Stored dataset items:
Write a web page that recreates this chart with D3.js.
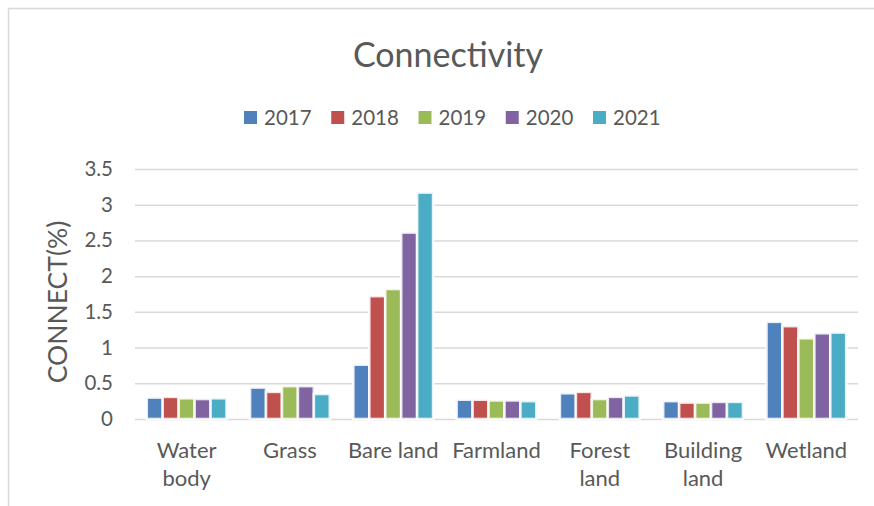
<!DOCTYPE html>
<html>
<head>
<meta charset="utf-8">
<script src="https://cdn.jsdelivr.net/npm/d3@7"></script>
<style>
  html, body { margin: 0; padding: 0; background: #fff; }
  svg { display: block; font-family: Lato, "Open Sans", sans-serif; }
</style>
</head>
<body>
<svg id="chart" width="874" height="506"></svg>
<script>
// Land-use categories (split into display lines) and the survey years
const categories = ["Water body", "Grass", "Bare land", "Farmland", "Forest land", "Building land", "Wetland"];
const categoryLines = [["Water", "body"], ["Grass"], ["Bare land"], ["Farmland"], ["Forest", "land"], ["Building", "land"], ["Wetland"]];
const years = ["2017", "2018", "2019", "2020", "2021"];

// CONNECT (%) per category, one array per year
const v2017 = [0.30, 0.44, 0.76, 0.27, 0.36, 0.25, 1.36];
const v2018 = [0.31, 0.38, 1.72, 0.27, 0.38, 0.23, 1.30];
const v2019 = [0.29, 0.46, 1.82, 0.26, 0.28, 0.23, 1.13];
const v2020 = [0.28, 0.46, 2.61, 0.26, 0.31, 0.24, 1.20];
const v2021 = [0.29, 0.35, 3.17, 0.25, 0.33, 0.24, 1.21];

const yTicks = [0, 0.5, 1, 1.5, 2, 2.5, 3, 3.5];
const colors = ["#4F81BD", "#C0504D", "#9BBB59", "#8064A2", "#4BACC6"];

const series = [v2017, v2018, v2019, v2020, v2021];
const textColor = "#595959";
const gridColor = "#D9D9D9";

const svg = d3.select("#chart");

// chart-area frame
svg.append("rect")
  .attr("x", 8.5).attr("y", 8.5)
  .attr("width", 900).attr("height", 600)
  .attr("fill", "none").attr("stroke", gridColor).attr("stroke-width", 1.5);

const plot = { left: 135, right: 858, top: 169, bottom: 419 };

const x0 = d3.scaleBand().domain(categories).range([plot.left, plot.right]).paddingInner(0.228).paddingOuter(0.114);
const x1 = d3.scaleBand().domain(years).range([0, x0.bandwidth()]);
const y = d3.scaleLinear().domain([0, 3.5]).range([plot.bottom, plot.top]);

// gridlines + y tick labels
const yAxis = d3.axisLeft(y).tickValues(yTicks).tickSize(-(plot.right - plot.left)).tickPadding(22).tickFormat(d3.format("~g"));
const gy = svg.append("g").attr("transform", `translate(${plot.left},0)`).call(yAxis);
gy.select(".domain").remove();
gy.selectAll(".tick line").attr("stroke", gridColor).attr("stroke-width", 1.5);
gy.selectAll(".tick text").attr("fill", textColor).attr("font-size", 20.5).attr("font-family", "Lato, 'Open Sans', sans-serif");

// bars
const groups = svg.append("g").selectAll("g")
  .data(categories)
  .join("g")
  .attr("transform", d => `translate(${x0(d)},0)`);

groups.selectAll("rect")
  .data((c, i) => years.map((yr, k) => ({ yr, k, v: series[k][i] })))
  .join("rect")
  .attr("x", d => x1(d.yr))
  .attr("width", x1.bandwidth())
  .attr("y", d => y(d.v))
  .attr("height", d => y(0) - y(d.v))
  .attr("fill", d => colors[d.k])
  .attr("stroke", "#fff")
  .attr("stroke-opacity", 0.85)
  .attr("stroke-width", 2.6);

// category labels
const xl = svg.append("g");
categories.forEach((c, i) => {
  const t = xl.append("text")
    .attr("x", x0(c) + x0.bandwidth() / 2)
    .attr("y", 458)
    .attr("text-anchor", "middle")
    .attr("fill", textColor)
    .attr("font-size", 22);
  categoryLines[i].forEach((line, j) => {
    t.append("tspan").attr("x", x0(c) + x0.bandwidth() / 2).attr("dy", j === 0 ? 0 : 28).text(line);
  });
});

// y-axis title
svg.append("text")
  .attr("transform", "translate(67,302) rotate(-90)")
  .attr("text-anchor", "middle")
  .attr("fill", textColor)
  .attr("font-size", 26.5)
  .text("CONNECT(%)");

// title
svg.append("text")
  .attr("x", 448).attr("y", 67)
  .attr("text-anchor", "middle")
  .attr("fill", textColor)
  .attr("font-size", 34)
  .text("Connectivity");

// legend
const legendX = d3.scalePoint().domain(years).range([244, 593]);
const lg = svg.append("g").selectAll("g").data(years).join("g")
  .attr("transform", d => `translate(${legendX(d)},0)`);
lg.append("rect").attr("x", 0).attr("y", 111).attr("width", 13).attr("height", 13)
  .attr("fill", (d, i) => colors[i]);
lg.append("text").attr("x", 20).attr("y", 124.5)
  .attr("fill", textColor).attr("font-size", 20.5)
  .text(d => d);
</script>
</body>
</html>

--

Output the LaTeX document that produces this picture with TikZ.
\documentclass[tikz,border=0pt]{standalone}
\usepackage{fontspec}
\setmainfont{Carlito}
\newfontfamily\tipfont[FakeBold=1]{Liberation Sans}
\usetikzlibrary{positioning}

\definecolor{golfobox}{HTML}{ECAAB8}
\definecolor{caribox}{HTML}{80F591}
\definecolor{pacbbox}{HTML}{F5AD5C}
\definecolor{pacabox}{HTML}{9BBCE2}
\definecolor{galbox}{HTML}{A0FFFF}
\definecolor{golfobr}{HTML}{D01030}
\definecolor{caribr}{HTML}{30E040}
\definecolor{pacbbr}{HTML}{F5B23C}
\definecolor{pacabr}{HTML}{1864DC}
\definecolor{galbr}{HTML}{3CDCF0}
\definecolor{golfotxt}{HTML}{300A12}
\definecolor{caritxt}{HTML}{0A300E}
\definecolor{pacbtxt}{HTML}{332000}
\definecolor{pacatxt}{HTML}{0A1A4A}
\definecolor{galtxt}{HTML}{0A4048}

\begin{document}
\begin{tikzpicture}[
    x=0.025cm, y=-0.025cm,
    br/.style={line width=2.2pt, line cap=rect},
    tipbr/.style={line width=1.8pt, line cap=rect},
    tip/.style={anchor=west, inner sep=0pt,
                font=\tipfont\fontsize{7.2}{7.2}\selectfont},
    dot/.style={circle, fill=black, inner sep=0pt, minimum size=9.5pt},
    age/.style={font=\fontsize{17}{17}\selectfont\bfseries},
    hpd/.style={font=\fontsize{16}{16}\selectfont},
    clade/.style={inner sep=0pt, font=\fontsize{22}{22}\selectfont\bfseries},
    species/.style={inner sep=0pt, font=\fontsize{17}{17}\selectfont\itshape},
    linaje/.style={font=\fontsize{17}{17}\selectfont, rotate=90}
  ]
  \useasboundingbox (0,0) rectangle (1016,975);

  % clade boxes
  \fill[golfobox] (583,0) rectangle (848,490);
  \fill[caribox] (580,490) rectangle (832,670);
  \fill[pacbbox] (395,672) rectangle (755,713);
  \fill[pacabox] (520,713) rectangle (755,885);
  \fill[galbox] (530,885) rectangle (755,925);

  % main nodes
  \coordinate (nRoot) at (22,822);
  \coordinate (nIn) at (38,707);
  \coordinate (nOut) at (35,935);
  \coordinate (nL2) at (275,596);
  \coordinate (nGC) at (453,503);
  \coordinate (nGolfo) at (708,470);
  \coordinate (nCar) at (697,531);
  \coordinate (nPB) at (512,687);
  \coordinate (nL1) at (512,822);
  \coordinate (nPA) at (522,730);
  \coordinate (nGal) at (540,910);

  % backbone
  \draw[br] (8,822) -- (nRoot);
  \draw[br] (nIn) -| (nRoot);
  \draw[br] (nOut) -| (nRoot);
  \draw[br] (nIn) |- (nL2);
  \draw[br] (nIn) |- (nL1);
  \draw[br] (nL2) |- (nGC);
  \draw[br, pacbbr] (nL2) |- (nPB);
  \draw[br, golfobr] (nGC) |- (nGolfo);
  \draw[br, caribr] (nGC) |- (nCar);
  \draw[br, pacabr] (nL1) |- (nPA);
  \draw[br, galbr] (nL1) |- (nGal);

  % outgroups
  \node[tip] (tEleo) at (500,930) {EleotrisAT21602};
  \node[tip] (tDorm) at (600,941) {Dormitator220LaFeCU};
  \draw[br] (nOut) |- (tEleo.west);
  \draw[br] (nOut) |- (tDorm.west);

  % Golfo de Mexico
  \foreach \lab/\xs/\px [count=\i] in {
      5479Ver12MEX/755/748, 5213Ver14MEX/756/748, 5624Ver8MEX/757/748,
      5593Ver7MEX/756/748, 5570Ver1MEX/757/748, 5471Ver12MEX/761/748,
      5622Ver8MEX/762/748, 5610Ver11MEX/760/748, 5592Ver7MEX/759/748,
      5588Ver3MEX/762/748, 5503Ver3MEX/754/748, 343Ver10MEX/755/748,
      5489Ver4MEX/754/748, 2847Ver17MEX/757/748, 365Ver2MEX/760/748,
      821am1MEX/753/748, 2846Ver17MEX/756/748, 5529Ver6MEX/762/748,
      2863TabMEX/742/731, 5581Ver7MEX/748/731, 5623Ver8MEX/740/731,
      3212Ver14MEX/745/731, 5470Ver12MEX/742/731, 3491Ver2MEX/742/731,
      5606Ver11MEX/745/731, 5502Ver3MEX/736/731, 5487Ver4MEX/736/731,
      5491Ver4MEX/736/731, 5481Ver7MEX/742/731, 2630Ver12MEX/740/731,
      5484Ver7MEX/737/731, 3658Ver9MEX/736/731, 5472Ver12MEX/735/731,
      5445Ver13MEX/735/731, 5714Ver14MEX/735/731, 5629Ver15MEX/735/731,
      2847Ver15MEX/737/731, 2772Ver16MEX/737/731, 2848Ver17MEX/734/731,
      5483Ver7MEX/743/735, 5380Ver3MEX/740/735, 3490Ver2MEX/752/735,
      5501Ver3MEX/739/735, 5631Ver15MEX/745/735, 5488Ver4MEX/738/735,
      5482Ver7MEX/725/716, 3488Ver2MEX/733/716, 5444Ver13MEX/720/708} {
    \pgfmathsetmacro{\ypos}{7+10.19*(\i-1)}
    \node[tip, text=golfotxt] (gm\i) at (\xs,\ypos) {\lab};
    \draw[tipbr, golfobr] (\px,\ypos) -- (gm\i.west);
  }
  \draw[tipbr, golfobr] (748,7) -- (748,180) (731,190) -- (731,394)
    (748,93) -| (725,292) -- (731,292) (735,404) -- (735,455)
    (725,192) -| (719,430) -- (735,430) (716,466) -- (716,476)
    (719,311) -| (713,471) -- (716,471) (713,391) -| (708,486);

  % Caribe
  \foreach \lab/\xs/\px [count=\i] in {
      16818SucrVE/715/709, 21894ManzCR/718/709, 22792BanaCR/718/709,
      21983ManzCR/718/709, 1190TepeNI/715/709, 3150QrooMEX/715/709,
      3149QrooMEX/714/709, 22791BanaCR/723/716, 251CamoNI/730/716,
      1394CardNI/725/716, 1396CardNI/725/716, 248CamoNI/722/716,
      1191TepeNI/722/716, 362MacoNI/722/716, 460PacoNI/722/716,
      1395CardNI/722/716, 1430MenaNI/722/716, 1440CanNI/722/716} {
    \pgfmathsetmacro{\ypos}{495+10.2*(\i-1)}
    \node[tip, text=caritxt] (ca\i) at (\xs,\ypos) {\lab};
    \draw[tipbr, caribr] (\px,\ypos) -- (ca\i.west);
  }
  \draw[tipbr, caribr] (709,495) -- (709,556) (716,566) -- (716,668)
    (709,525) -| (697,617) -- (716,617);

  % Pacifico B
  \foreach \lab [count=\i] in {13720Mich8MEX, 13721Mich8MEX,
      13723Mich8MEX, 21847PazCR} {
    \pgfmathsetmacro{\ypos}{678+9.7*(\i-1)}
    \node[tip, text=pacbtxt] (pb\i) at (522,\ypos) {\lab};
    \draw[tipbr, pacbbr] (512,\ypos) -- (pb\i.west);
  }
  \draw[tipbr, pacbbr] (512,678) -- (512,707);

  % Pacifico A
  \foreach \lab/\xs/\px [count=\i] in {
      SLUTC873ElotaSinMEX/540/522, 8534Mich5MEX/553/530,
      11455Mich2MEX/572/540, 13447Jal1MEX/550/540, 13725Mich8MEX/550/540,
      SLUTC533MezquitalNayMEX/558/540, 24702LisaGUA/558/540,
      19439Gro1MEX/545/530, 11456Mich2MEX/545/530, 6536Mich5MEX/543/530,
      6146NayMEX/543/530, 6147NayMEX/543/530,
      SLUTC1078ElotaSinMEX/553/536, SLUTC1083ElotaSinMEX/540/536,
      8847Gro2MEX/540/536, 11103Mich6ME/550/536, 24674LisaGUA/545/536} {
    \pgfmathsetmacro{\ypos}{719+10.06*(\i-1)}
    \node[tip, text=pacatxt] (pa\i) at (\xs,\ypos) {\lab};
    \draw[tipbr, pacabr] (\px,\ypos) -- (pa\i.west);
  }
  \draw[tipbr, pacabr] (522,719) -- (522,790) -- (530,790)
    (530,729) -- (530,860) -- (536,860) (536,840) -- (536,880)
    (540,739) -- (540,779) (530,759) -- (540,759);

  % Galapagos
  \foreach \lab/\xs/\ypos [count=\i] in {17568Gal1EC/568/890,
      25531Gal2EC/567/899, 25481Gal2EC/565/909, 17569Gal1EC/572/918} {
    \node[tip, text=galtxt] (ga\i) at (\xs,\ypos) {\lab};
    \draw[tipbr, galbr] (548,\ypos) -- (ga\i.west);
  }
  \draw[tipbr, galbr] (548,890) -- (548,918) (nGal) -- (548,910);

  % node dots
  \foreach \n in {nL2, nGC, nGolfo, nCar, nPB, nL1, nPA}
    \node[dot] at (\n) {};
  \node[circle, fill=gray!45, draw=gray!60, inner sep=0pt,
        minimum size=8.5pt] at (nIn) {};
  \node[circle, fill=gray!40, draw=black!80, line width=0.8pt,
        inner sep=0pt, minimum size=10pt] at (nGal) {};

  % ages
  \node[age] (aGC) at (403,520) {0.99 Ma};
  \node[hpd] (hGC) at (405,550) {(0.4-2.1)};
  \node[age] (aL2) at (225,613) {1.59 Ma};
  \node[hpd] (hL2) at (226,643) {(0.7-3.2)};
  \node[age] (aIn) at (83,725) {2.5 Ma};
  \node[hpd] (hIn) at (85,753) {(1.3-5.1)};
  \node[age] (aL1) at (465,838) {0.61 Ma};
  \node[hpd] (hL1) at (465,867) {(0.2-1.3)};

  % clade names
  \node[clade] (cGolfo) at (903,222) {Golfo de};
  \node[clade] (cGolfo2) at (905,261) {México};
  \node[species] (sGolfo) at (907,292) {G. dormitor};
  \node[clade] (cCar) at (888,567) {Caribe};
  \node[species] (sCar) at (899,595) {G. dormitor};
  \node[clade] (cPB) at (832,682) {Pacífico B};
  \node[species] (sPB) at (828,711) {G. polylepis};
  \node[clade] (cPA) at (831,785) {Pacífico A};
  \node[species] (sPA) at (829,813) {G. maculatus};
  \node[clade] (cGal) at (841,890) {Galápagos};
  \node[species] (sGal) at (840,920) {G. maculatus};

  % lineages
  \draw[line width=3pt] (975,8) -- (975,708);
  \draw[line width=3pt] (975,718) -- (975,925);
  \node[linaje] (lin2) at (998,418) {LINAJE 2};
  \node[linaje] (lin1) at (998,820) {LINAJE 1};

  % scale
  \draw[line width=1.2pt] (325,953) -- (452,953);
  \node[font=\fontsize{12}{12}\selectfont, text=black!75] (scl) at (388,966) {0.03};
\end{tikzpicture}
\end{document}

Work required:
Nothing but the lines from the line that contains "Output the LaTeX" through the line that contains "(nGal) at (540,910);" should be given again, each exactly as it stands, both ends included.

Exercise solution:
Output the LaTeX document that produces this picture with TikZ.
\documentclass[tikz,border=0pt]{standalone}
\usepackage{fontspec}
\setmainfont{Carlito}
\newfontfamily\tipfont[FakeBold=1]{Liberation Sans}
\usetikzlibrary{positioning}

\definecolor{golfobox}{HTML}{ECAAB8}
\definecolor{caribox}{HTML}{80F591}
\definecolor{pacbbox}{HTML}{F5AD5C}
\definecolor{pacabox}{HTML}{9BBCE2}
\definecolor{galbox}{HTML}{A0FFFF}
\definecolor{golfobr}{HTML}{D01030}
\definecolor{caribr}{HTML}{30E040}
\definecolor{pacbbr}{HTML}{F5B23C}
\definecolor{pacabr}{HTML}{1864DC}
\definecolor{galbr}{HTML}{3CDCF0}
\definecolor{golfotxt}{HTML}{300A12}
\definecolor{caritxt}{HTML}{0A300E}
\definecolor{pacbtxt}{HTML}{332000}
\definecolor{pacatxt}{HTML}{0A1A4A}
\definecolor{galtxt}{HTML}{0A4048}

\begin{document}
\begin{tikzpicture}[
    x=0.025cm, y=-0.025cm,
    br/.style={line width=2.2pt, line cap=rect},
    tipbr/.style={line width=1.8pt, line cap=rect},
    tip/.style={anchor=west, inner sep=0pt,
                font=\tipfont\fontsize{7.2}{7.2}\selectfont},
    dot/.style={circle, fill=black, inner sep=0pt, minimum size=9.5pt},
    age/.style={font=\fontsize{17}{17}\selectfont\bfseries},
    hpd/.style={font=\fontsize{16}{16}\selectfont},
    clade/.style={inner sep=0pt, font=\fontsize{22}{22}\selectfont\bfseries},
    species/.style={inner sep=0pt, font=\fontsize{17}{17}\selectfont\itshape},
    linaje/.style={font=\fontsize{17}{17}\selectfont, rotate=90}
  ]
  \useasboundingbox (0,0) rectangle (1016,975);

  % clade boxes
  \fill[golfobox] (583,0) rectangle (848,490);
  \fill[caribox] (580,490) rectangle (832,670);
  \fill[pacbbox] (395,672) rectangle (755,713);
  \fill[pacabox] (520,713) rectangle (755,885);
  \fill[galbox] (530,885) rectangle (755,925);

  % main nodes
  \coordinate (nRoot) at (22,822);
  \coordinate (nIn) at (38,707);
  \coordinate (nOut) at (35,935);
  \coordinate (nL2) at (275,596);
  \coordinate (nGC) at (453,503);
  \coordinate (nGolfo) at (708,470);
  \coordinate (nCar) at (697,531);
  \coordinate (nPB) at (512,687);
  \coordinate (nL1) at (512,822);
  \coordinate (nPA) at (522,730);
  \coordinate (nGal) at (540,910);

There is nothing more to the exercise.